Last week Katjes, the confectionery manufacturer from Emmerich on the Rhine, opened a new store and café on a side street near the Hackescher Höfe, a network of pretty courtyards much beloved by tourists in the Mitte district.
There, using three iPads, customers can create their own personally designed concoctions. The sweets might look, for example, like a strawberry, a flower, a heart or a butterfly. And it might taste like lemon, raspberry, mango or apple. It can even be decorated with glitter.
The order then goes into a food product 3D printer located behind a large glass plate. A server puts a kind of syringe into the machine, where the chosen fruit gum mix is placed. The warmed mass spills out of a fine nozzle, layer-by-layer, for five minutes or less, forming a product that is a few centimeters large and weighs about 10 grams. It comes in a clear gift box with a label customers can design. The price is €5 ($5.62).
It’s a lot of effort compared to the conventional production of sweets, where machines spit out gummy bears and licorice by the thousands, yet the small factory represents a turning point.
In the future, people may be able to prepare meals differently, manufacture their own food products in ways that allow cooks to wow their guests.
Hod Lipson, director of the laboratory for creative machines at Cornell University in Ithaca, New York, is convinced the breakthrough will occur. “With the progress with 3D printing, a new era is also beginning with individualized food products and meals,” he said.
What sounds like a dream is already an edible reality. In the laboratory, researchers have printed out pancakes, marzipan, chewing gum and even pizzas with toppings. At the Milan World Expo, the Italian pasta maker Barilla unveiled a prototype requiring only two minutes to print a portion of pasta for a dish. Meanwhile, completely new forms are being created such as a rose that can hold tomato sauce. The Dutch supermarket chain Albert Heijn and the American chocolate manufacturer Hershey also are testing the technology.
“With the progress with 3D printing, a new era is also beginning with individualized food products and meals.”
Yet Katjes deserves credit for hygienically creating edible items for the first time that can be sold in a traditional store: a breakthrough in its own right.
The future is already here. At the International consumer electronics fair in Berlin (IFA) which opens Friday, the Taiwanese company XYZ printing will display a 3D printer allowing anyone to design cookies and cake designs before baking. The machine costs $500 (€444.82) in the U.S. and should for sale in Germany by the end of the year, though a price is not yet set. Cartridges of dough to go into the machines cost extra.

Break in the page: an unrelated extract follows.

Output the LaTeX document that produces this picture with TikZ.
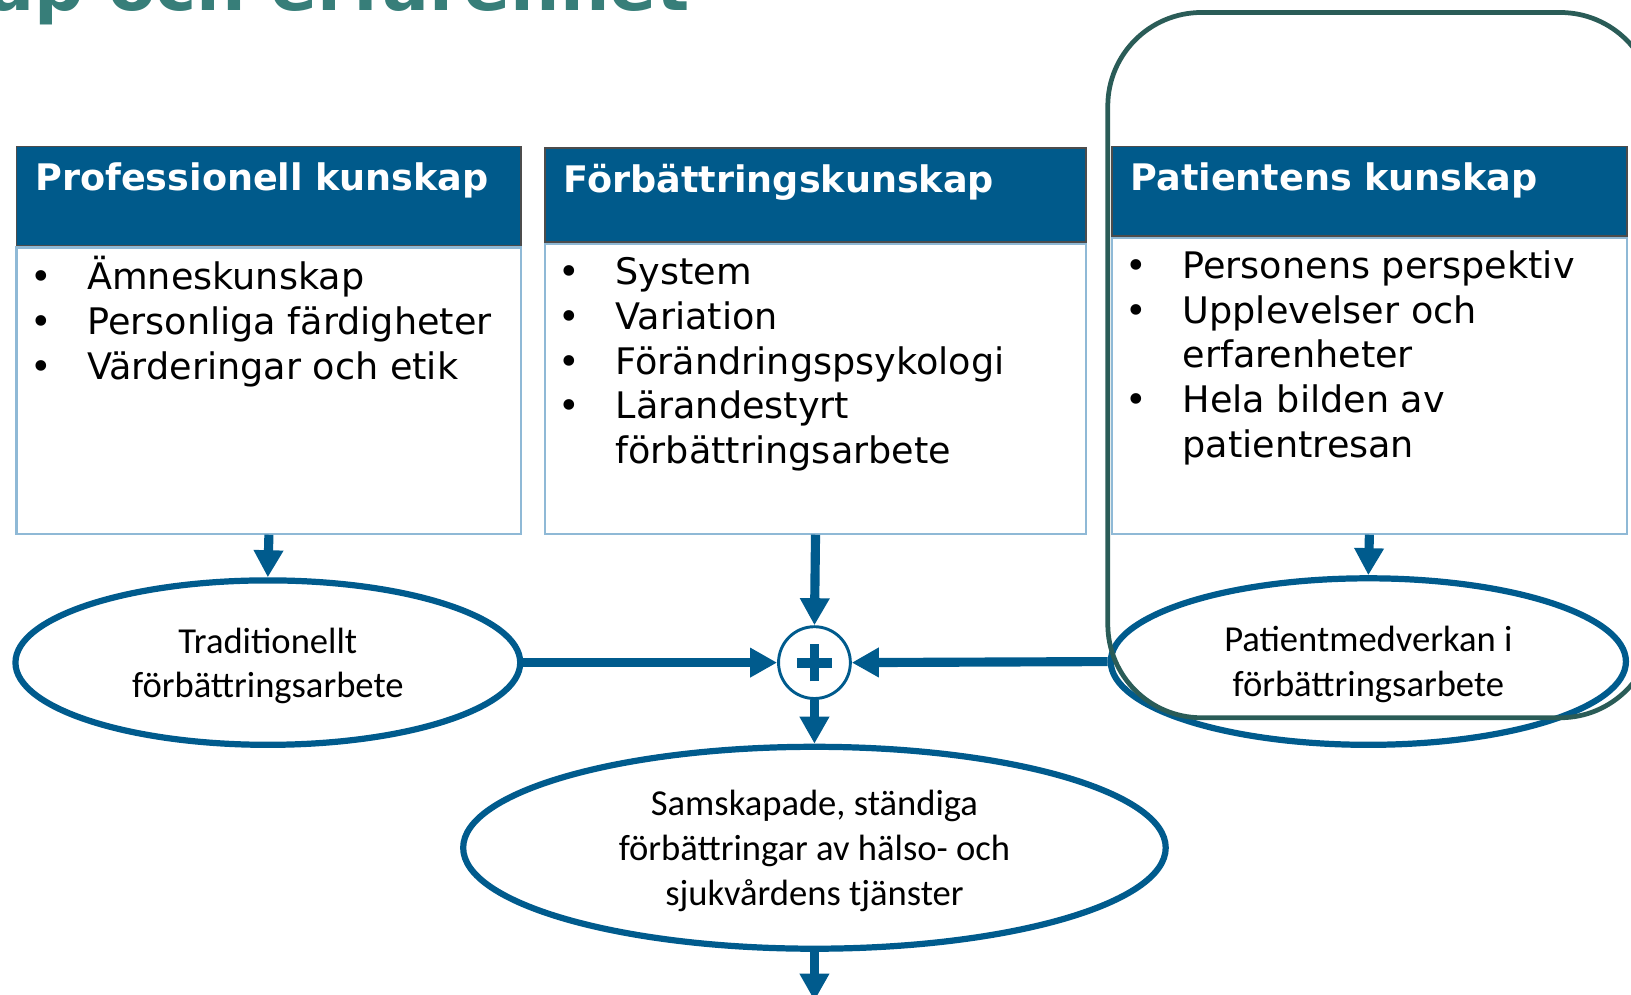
\documentclass[tikz,border=0pt]{standalone}
\usepackage{fontspec}
\setmainfont{DejaVu Sans}
\newfontfamily\calibri{Carlito}
\usetikzlibrary{positioning, shapes.geometric, arrows.meta}

\definecolor{rubrikblaa}{HTML}{005A8B}
\definecolor{pilblaa}{HTML}{005B8D}
\definecolor{ramblaa}{HTML}{8FB9D6}
\definecolor{markgron}{HTML}{2A5C57}
\definecolor{titelgron}{HTML}{377E79}

\newcommand{\punkt}[1]{\par\hangindent=0.55cm\hangafter=1\noindent\strut\makebox[0.55cm][l]{•}#1}
\newcommand{\radbryt}{\hfil\break\strut}
\newcommand{\lista}[3]{\parbox[t][#1][t]{#2}{\raggedright\vspace*{0.085cm}#3}}

\tikzset{
	rubrik/.style={rectangle, draw=black!70, line width=0.5pt, fill=rubrikblaa,
		text=white, font=\bfseries\fontsize{10}{12}\selectfont,
		anchor=north west, inner xsep=0.18cm, inner ysep=0pt, align=left},
	innehall/.style={rectangle, draw=ramblaa, line width=0.6pt, fill=white,
		inner xsep=0.13cm, inner ysep=0pt, font=\fontsize{10}{12.24}\selectfont},
	oval/.style={ellipse, draw=pilblaa, line width=1.7pt, inner sep=0pt, text depth=-0.02cm,
		align=center, font=\calibri\fontsize{10}{12.2}\selectfont},
	pil/.style={draw=pilblaa, line width=2.5pt, -{Triangle[length=0.26cm, width=0.27cm]}}
}

\begin{document}
\begin{tikzpicture}[x=0.01cm, y=-0.01cm]
	\useasboundingbox (0,0) rectangle (1568,956);
	\clip (0,0) rectangle (1568,956);

	\node[anchor=base east, text=titelgron, inner sep=0pt,
	font=\bfseries\fontsize{19}{22}\selectfont] (titel) at (664,10) {Kunskap och erfarenhet};

	\node[rubrik, text width=4.49cm, text height=0.42cm, text depth=0.53cm]
	(r1) at (15,140) {Professionell kunskap};
	\node[innehall, below=0pt of r1] (k1)
	{\lista{2.75cm}{4.59cm}{\punkt{Ämneskunskap}\punkt{Personliga färdigheter}\punkt{Värderingar och etik}}};

	\node[rubrik, text width=4.84cm, text height=0.43cm, text depth=0.48cm]
	(r2) at (523,141) {Förbättringskunskap};
	\node[innehall, below=0pt of r2] (k2)
	{\lista{2.78cm}{4.94cm}{\punkt{System}\punkt{Variation}\punkt{Förändringspsykologi}\punkt{Lärandestyrt\radbryt förbättringsarbete}}};

	\node[rubrik, text width=4.59cm, text height=0.42cm, text depth=0.44cm]
	(r3) at (1068,140) {Patientens kunskap};
	\node[innehall, below=0pt of r3] (k3)
	{\lista{2.84cm}{4.69cm}{\punkt{Personens perspektiv}\punkt{Upplevelser och\radbryt erfarenheter}\punkt{Hela bilden av\radbryt patientresan}}};

	\node[oval, minimum width=4.85cm, minimum height=1.58cm] (e1) at (257.5,637)
	{Traditionellt\\förbättringsarbete};
	\node[oval, minimum width=4.95cm, minimum height=1.6cm] (e3) at (1315.5,636)
	{Patientmedverkan i\\förbättringsarbete};
	\node[oval, minimum width=6.75cm, minimum height=1.94cm] (e4) at (783,815)
	{Samskapade, ständiga\\förbättringar av hälso- och\\sjukvårdens tjänster};

	\node[circle, draw=pilblaa, line width=0.8pt, minimum size=0.69cm, inner sep=0pt] (plus) at (783,637) {};
	\draw[pilblaa, line width=2.7pt] ([xshift=-0.17cm]plus.center) -- ([xshift=0.17cm]plus.center);
	\draw[pilblaa, line width=2.7pt] ([yshift=-0.18cm]plus.center) -- ([yshift=0.18cm]plus.center);

	\coordinate (ut) at (783,962);

	\draw[pil] (k1.south) -- (e1.north);
	\draw[pil] (k2.south) -- (plus.north);
	\draw[pil] (k3.south) -- (e3.north);
	\draw[pil] (e1.east) -- (plus.west);
	\draw[pil] (e3.west) -- (plus.east);
	\draw[pil] (plus.south) -- (e4.north);
	\draw[pil] (e4.south) -- (ut);

	\draw[markgron, line width=1.3pt, rounded corners=0.9cm] (1065,12) rectangle (1590,690);
\end{tikzpicture}
\end{document}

The German start-up Print2Taste from Freising near Munich is being closely watched by professional cooks and caterers. The founders, who include experienced food specialists, have further developed the processing technique so their Bocuscini machine can change fruit and vegetables into puree, caramel or marmalade — nearly any food product transformed into a tasty work of art. Again, print-ready compositions are put sold seperately in cartridges.
The Bavarians have had no problem finding investors. Through the crowd-funding platform Kickstarter, the founders already have collected far more than the necessary €30,000 in starting capital. In the coming year, they hope to sell their first printer at prices beginning at about €550.

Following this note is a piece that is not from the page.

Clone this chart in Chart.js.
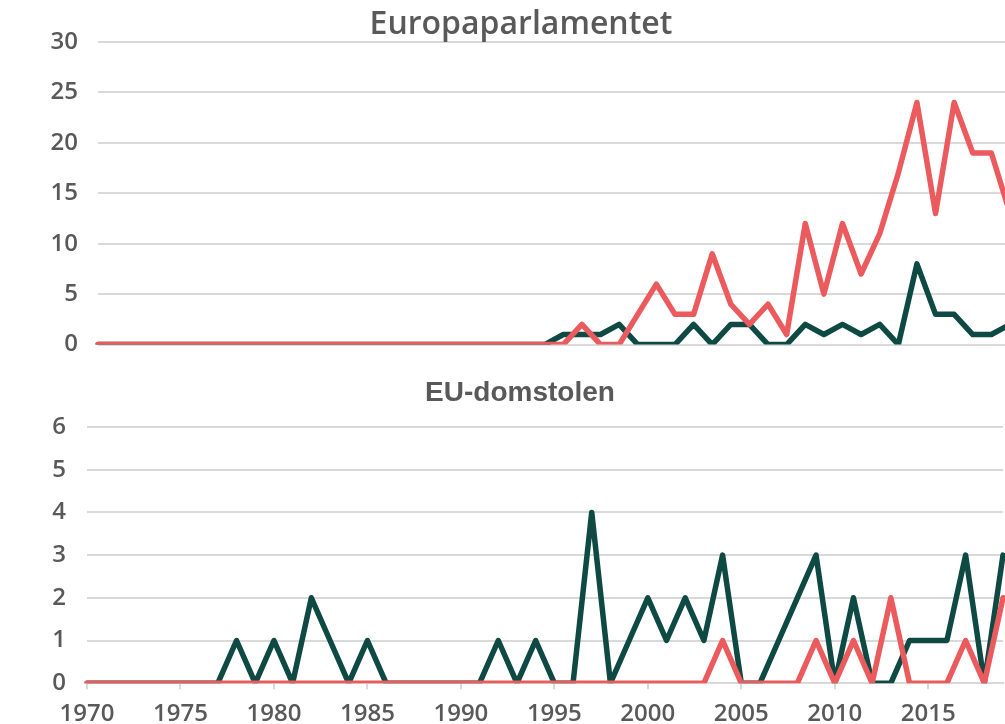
<!DOCTYPE html>
<html>
<head>
<meta charset="utf-8">
<script src="https://cdn.jsdelivr.net/npm/chart.js@4"></script>
<style>
  body { margin: 0; background: #fff; overflow: hidden; width: 1005px; height: 724px; position: relative; }
  #top { position: absolute; left: 0; top: 0; }
  #bottom { position: absolute; left: 0; top: 360px; }
</style>
</head>
<body>
<canvas id="top" width="1042" height="379"></canvas>
<canvas id="bottom" width="1040" height="380"></canvas>
<script>
// Jahre 1970-2019
const years = [];
for (let y = 1970; y <= 2019; y++) years.push(String(y));

// Europaparlamentet
const epGruen = [0,0,0,0,0, 0,0,0,0,0, 0,0,0,0,0, 0,0,0,0,0, 0,0,0,0,0,
  1,1,1,2,0, 0,0,2,0,2, 2,0,0,2,1, 2,1,2,0,8, 3,3,1,1,2];
const epRot = [0,0,0,0,0, 0,0,0,0,0, 0,0,0,0,0, 0,0,0,0,0, 0,0,0,0,0,
  0,2,0,0,3, 6,3,3,9,4, 2,4,1,12,5, 12,7,11,17,24, 13,24,19,19,13];

// EU-domstolen
const domGruen = [0,0,0,0,0, 0,0,0,1,0, 1,0,2,1,0, 1,0,0,0,0, 0,0,1,0,1,
  0,0,4,0,1, 2,1,2,1,3, 0,0,1,2,3, 0,2,0,0,1, 1,1,3,0,3];
const domRot = [0,0,0,0,0, 0,0,0,0,0, 0,0,0,0,0, 0,0,0,0,0, 0,0,0,0,0,
  0,0,0,0,0, 0,0,0,0,1, 0,0,0,0,1, 0,1,0,2,0, 0,0,1,0,2];

const rot = '#EB5A5D';
const gruen = '#0E4A43';
const grau = '#595959';
const gitter = '#D9D9D9';
const tickFont = { family: 'Open Sans', weight: '600', size: 24 };

function linie(data, farbe) {
  return {
    data: data,
    borderColor: farbe,
    borderWidth: 5.5,
    pointRadius: 0,
    borderJoinStyle: 'round',
    borderCapStyle: 'round',
    tension: 0
  };
}

// oberer Chart
new Chart(document.getElementById('top'), {
  type: 'line',
  data: {
    labels: years,
    datasets: [linie(epRot, rot), linie(epGruen, gruen)]
  },
  options: {
    responsive: false,
    animation: false,
    layout: { padding: { top: 0, right: 32, bottom: 0, left: 32 } },
    plugins: {
      legend: { display: false },
      tooltip: { enabled: false },
      title: {
        display: true,
        text: 'Europaparlamentet',
        color: grau,
        font: { family: 'Open Sans', weight: '600', size: 32, lineHeight: 1 },
        padding: { top: 8.5, bottom: 1.5 }
      }
    },
    scales: {
      x: { display: false },
      y: {
        min: 0, max: 30,
        ticks: { stepSize: 5, color: grau, font: tickFont, padding: 20 },
        grid: { color: gitter, lineWidth: 2, drawTicks: false },
        border: { display: false },
        afterFit: s => { s.width = 66; }
      }
    }
  }
});

// unterer Chart
new Chart(document.getElementById('bottom'), {
  type: 'line',
  data: {
    labels: years,
    datasets: [linie(domRot, rot), linie(domGruen, gruen)]
  },
  options: {
    responsive: false,
    animation: false,
    layout: { padding: { top: 12, right: 37, bottom: 0, left: 37 } },
    plugins: {
      legend: { display: false },
      tooltip: { enabled: false },
      title: {
        display: true,
        text: 'EU-domstolen',
        color: grau,
        font: { family: 'Liberation Sans', weight: 'bold', size: 28 },
        padding: { top: 4.9, bottom: 16.5 }
      }
    },
    scales: {
      x: {
        ticks: {
          autoSkip: false, maxRotation: 0, color: grau, font: tickFont, padding: 11,
          callback: (v, i) => (i % 5 === 0 ? years[i] : '')
        },
        grid: {
          drawOnChartArea: false, tickLength: 6, lineWidth: 2,
          color: c => (c.index % 5 === 0 ? gitter : 'rgba(0,0,0,0)')
        },
        border: { color: gitter, width: 2 }
      },
      y: {
        min: 0, max: 6,
        ticks: { stepSize: 1, color: grau, font: tickFont, padding: 21 },
        grid: { color: gitter, lineWidth: 2, drawTicks: false },
        border: { display: false },
        afterFit: s => { s.width = 50; }
      }
    }
  }
});
</script>
</body>
</html>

Naturally, no one can be certain the interest in printed food will survive the initial hype or whether consumers will want to put a food printer next to their espresso machines.
Those worries aren’t stopping the scientists at Dutch research institute TNO, a counterpart to Germany’s Fraunhofer Institute, in their efforts. Kjeld van Bommel, one of TNO’s team leaders, thinks this technology could provide the one chance to feed the billions of people on Earth by creating “molecule cocktails” from, for example, algae, duckweed, mealworms and other insects. “Worked into appetizing and tasty cookies, the ingredients probably will no longer frighten anyone,” he said.
At Katjes, however, initial plans are more modest. Melissa Snover, a New Yorker who is the managing director of Katjes Fassin in England and is responsible for the project, said she wants to place at least 100 fruit gum printers in top department stores worldwide including Harrods in London and Saks 5th Avenue in New York City.
Soon, customers should also be able to order the sweets via the Internet.
She has other ideas, too. Why shouldn’t people be able to rent the sweet machines for birthday parties? “The guests would love it,” she said.